*YOUR INSTRUCTIONS*.
Can you set down, exactly as they appear below, the lines from the opening of the material through the one bearing "width=len(txt) * 15", minus the pictures?

*SOURCE MATERIAL*.

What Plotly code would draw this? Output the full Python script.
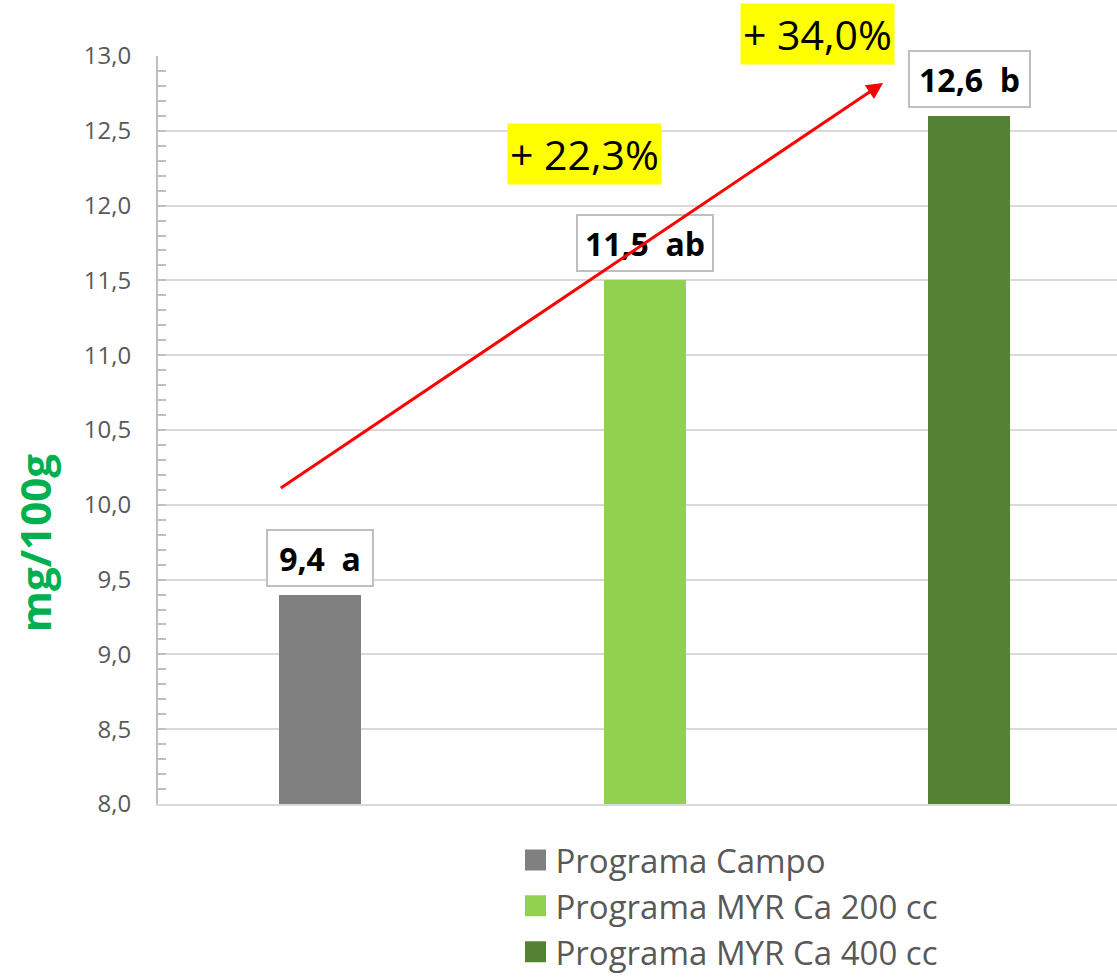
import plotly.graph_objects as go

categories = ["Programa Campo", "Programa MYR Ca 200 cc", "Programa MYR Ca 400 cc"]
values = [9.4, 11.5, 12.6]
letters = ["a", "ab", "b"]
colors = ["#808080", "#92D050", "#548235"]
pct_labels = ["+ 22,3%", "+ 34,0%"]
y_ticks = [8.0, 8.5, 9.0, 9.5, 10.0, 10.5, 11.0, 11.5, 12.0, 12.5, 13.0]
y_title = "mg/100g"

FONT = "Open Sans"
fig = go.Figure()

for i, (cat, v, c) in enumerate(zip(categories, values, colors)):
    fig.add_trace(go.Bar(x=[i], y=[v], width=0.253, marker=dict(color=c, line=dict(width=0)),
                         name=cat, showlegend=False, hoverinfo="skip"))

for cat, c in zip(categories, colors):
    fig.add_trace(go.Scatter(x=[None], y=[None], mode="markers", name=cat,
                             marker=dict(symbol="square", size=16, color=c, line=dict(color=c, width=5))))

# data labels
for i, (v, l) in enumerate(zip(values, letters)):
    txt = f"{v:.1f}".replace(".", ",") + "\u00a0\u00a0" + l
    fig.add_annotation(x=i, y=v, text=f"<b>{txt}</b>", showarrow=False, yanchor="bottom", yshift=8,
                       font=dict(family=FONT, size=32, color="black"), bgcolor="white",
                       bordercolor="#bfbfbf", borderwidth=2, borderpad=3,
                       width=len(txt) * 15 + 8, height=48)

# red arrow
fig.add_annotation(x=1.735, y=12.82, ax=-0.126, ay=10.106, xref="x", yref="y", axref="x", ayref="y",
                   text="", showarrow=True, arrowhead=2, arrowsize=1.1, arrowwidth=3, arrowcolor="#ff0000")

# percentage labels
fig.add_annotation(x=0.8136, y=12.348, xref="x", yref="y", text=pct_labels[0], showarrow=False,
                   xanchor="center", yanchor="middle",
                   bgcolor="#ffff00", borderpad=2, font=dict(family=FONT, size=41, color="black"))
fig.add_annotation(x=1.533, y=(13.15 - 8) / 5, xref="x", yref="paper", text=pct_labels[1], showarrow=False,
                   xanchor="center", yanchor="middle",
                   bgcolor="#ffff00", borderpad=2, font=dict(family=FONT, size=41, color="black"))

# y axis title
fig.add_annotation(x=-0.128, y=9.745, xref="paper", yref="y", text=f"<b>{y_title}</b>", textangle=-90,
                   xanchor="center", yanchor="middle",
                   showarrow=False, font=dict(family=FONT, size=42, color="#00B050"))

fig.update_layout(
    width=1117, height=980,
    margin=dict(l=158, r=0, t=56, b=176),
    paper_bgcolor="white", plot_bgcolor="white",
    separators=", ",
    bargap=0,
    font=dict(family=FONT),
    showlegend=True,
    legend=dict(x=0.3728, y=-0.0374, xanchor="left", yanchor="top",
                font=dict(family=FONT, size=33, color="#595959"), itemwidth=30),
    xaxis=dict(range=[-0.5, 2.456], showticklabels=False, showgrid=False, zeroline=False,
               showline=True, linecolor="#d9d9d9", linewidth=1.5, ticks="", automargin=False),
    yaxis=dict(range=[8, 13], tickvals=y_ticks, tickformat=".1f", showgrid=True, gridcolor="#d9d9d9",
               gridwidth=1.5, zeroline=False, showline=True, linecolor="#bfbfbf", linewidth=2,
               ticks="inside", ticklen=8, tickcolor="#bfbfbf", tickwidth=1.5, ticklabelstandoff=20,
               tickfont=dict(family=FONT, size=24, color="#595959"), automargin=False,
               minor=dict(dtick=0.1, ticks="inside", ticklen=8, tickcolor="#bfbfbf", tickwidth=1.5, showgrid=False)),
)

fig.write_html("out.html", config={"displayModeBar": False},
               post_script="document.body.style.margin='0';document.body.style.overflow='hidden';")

*FULL ANSWER*.
What Plotly code would draw this? Output the full Python script.
import plotly.graph_objects as go

categories = ["Programa Campo", "Programa MYR Ca 200 cc", "Programa MYR Ca 400 cc"]
values = [9.4, 11.5, 12.6]
letters = ["a", "ab", "b"]
colors = ["#808080", "#92D050", "#548235"]
pct_labels = ["+ 22,3%", "+ 34,0%"]
y_ticks = [8.0, 8.5, 9.0, 9.5, 10.0, 10.5, 11.0, 11.5, 12.0, 12.5, 13.0]
y_title = "mg/100g"

FONT = "Open Sans"
fig = go.Figure()

for i, (cat, v, c) in enumerate(zip(categories, values, colors)):
    fig.add_trace(go.Bar(x=[i], y=[v], width=0.253, marker=dict(color=c, line=dict(width=0)),
                         name=cat, showlegend=False, hoverinfo="skip"))

for cat, c in zip(categories, colors):
    fig.add_trace(go.Scatter(x=[None], y=[None], mode="markers", name=cat,
                             marker=dict(symbol="square", size=16, color=c, line=dict(color=c, width=5))))

# data labels
for i, (v, l) in enumerate(zip(values, letters)):
    txt = f"{v:.1f}".replace(".", ",") + "\u00a0\u00a0" + l
    fig.add_annotation(x=i, y=v, text=f"<b>{txt}</b>", showarrow=False, yanchor="bottom", yshift=8,
                       font=dict(family=FONT, size=32, color="black"), bgcolor="white",
                       bordercolor="#bfbfbf", borderwidth=2, borderpad=3,
                       width=len(txt) * 15 + 8, height=48)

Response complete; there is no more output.